### RECORDS PROVIDED
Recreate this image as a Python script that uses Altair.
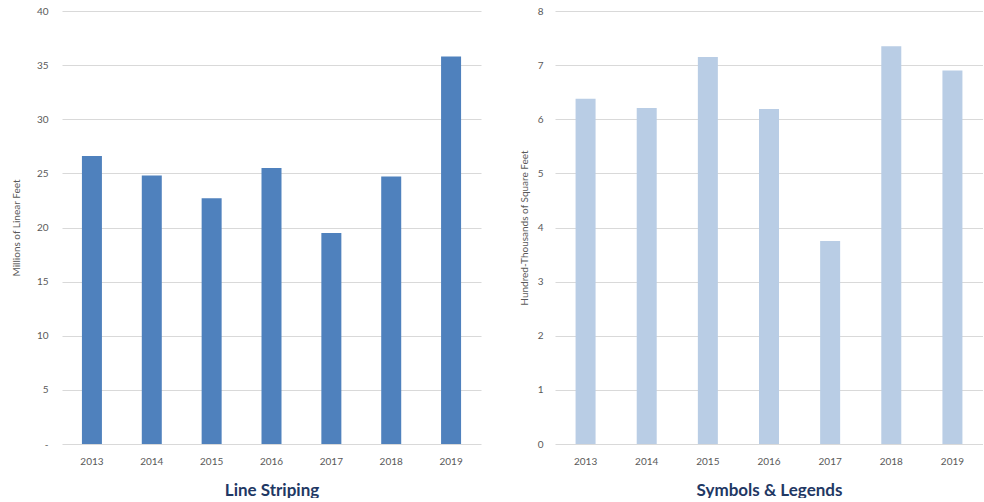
import altair as alt
import pandas as pd

years = ["2013", "2014", "2015", "2016", "2017", "2018", "2019"]
striping = [26.6, 24.8, 22.7, 25.5, 19.5, 24.7, 35.8]
symbols = [6.38, 6.21, 7.15, 6.19, 3.75, 7.35, 6.9]

df1 = pd.DataFrame({"year": years, "value": striping})
df2 = pd.DataFrame({"year": years, "value": symbols})

FONT = "Lato"

def panel(df, color, ytitle, xtitle, dmax, step, zero_dash, width, lpad, tpad):
    label_expr = "datum.value == 0 ? '-' : datum.label" if zero_dash else "datum.label"
    return alt.Chart(df).mark_bar(color=color, size=20).encode(
        x=alt.X("year:N", sort=years, title=xtitle,
                axis=alt.Axis(labelAngle=0, domain=False, ticks=False, grid=False,
                              labelFont=FONT, labelFontSize=10, labelColor="#595959",
                              labelPadding=12, titleFont=FONT, titleFontSize=17,
                              titleFontWeight="bold", titleColor="#1F3864",
                              titlePadding=16)),
        y=alt.Y("value:Q", title=ytitle,
                scale=alt.Scale(domain=[0, dmax], nice=False),
                axis=alt.Axis(values=list(range(0, dmax + 1, step)),
                              labelExpr=label_expr, domain=False, ticks=False,
                              gridColor="#D9D9D9", gridWidth=1,
                              labelFont=FONT, labelFontSize=10, labelColor="#595959",
                              labelPadding=lpad, titleFont=FONT, titleFontSize=10,
                              titleFontWeight="normal", titleColor="#595959",
                              titlePadding=tpad)),
    ).properties(width=width, height=433)

left = panel(df1, "#4F81BD", "Millions of Linear Feet", "Line Striping", 40, 5, True, 419, 14, 15)
right = panel(df2, "#B9CDE5", "Hundred-Thousands of Square Feet", "Symbols & Legends", 8, 1, False, 428, 12, 8)

chart = alt.hconcat(left, right, spacing=38).properties(
    padding={"left": 11, "top": 6, "right": 0, "bottom": 0},
    background="white",
).configure_view(strokeWidth=0, stroke="transparent")

chart.save("out.html", embed_options={"renderer": "svg", "actions": False})
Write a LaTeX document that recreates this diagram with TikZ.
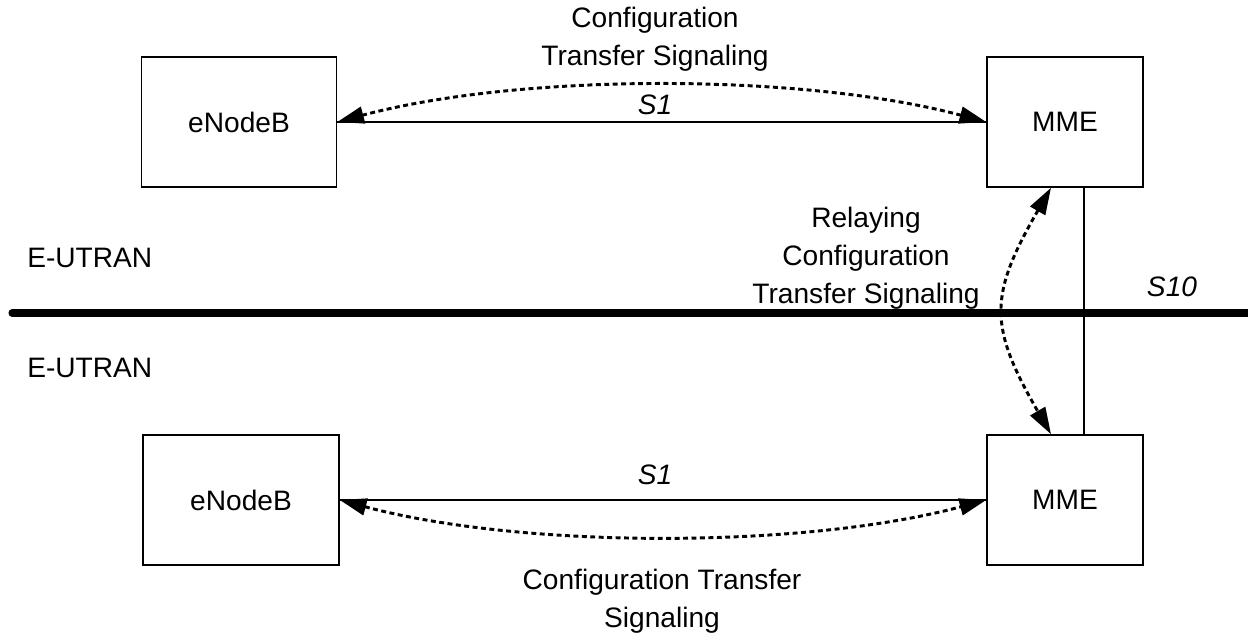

### REQUEST
Exactly and only the lines from the top of the records down to the line containing "symbols = [6.38, 6.21, 7.15, 6.19, 3.75, 7.35, 6.9]" should be transcribed, please, without the pictures.

### WRITTEN SOLUTION
Recreate this image as a Python script that uses Altair.
import altair as alt
import pandas as pd

years = ["2013", "2014", "2015", "2016", "2017", "2018", "2019"]
striping = [26.6, 24.8, 22.7, 25.5, 19.5, 24.7, 35.8]
symbols = [6.38, 6.21, 7.15, 6.19, 3.75, 7.35, 6.9]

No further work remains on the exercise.